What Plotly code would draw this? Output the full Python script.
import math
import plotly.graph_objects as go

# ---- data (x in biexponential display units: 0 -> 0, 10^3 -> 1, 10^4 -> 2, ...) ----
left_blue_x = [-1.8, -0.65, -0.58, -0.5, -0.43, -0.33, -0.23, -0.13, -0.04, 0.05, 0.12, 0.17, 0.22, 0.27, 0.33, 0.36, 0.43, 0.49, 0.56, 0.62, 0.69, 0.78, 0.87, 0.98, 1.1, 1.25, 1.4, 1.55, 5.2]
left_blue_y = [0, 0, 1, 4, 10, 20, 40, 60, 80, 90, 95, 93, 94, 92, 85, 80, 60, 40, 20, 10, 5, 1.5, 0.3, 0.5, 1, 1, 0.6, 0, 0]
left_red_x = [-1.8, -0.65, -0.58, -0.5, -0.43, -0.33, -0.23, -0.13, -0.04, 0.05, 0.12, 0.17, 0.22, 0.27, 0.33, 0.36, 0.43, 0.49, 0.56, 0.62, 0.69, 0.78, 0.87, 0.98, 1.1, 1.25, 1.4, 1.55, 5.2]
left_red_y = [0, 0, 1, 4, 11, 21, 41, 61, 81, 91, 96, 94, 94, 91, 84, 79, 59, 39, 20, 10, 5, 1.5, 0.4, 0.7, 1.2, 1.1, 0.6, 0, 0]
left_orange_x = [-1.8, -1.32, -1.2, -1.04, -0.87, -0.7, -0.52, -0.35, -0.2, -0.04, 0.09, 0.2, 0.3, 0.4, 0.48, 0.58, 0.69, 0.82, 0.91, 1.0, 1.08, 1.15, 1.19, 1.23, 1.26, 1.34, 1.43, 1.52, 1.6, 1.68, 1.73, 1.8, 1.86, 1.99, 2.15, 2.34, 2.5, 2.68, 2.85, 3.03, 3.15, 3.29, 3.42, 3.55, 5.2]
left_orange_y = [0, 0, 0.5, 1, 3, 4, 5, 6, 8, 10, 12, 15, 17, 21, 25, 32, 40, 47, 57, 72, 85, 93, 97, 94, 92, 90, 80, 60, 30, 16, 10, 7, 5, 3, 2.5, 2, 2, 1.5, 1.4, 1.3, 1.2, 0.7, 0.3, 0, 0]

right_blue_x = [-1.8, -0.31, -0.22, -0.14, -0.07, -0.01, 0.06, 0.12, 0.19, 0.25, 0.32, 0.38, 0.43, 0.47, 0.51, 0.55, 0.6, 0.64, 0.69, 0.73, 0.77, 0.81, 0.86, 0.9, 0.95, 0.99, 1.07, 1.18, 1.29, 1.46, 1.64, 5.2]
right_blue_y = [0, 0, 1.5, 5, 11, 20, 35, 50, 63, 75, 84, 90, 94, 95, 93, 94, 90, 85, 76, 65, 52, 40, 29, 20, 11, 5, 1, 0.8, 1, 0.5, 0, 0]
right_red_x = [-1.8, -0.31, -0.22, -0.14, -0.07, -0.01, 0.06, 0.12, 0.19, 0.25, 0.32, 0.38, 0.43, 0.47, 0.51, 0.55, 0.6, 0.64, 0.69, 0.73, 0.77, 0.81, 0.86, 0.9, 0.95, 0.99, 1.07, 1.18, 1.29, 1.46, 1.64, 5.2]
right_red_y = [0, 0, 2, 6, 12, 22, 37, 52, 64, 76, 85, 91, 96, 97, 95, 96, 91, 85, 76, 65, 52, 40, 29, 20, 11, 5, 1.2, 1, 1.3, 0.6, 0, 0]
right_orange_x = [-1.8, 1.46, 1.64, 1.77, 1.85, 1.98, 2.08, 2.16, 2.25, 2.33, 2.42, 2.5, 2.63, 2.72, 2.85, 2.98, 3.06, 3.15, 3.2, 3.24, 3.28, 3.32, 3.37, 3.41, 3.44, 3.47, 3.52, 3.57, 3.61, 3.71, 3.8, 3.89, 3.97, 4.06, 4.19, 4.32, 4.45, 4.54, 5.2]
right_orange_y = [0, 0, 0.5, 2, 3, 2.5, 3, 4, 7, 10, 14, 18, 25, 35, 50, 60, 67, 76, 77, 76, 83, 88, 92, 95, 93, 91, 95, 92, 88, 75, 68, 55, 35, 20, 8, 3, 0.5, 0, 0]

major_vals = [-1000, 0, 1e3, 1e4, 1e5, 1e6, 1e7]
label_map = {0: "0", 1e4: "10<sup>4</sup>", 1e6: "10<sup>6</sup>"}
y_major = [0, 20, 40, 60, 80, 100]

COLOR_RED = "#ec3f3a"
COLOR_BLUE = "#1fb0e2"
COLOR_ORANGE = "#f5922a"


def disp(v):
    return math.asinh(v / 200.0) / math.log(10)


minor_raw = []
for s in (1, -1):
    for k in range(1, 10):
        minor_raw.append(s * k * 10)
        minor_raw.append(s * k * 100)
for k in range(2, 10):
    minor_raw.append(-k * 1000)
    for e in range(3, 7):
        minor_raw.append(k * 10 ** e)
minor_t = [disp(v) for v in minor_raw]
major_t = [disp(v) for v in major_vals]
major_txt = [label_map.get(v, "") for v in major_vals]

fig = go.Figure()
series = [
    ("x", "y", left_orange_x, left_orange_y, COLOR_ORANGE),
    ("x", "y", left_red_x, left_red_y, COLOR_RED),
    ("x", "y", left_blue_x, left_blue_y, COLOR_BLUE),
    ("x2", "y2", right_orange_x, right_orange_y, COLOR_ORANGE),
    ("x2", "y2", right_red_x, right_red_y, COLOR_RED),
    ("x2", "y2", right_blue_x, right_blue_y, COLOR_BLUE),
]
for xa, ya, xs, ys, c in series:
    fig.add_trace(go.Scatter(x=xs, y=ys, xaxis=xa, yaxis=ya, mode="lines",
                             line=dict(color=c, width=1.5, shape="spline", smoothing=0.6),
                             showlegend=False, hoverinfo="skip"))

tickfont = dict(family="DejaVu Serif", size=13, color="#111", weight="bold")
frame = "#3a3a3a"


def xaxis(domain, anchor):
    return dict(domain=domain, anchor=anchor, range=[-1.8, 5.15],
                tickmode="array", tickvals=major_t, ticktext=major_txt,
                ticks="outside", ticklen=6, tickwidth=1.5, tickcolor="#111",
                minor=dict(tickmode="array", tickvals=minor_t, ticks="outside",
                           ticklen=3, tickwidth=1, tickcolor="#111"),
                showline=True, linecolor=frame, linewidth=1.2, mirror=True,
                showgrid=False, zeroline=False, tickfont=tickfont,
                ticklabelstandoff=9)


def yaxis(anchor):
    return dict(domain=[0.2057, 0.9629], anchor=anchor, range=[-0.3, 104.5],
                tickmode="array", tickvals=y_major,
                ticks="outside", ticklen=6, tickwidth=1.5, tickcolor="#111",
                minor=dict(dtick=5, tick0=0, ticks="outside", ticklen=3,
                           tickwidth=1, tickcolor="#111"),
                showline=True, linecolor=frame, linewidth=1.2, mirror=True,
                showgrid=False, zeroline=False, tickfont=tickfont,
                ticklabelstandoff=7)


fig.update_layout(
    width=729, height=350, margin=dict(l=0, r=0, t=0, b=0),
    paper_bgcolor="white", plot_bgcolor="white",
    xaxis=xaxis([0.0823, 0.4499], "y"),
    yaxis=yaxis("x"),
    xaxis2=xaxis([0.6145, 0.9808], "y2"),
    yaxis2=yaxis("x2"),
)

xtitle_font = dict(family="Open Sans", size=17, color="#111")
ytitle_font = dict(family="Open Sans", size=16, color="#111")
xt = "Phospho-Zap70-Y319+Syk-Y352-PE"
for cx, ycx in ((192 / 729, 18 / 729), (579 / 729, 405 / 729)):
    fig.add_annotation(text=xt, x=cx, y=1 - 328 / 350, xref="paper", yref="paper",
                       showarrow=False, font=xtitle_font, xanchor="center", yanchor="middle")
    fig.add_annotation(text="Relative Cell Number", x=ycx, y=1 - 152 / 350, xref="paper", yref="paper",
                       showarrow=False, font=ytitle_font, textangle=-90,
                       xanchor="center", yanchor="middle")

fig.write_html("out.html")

TASK GOAL ▸
Print, unaltered, every line from the beginning of the material down to the line with "import plotly.graph_objects as go".

RESULT ▸
What Plotly code would draw this? Output the full Python script.
import math
import plotly.graph_objects as go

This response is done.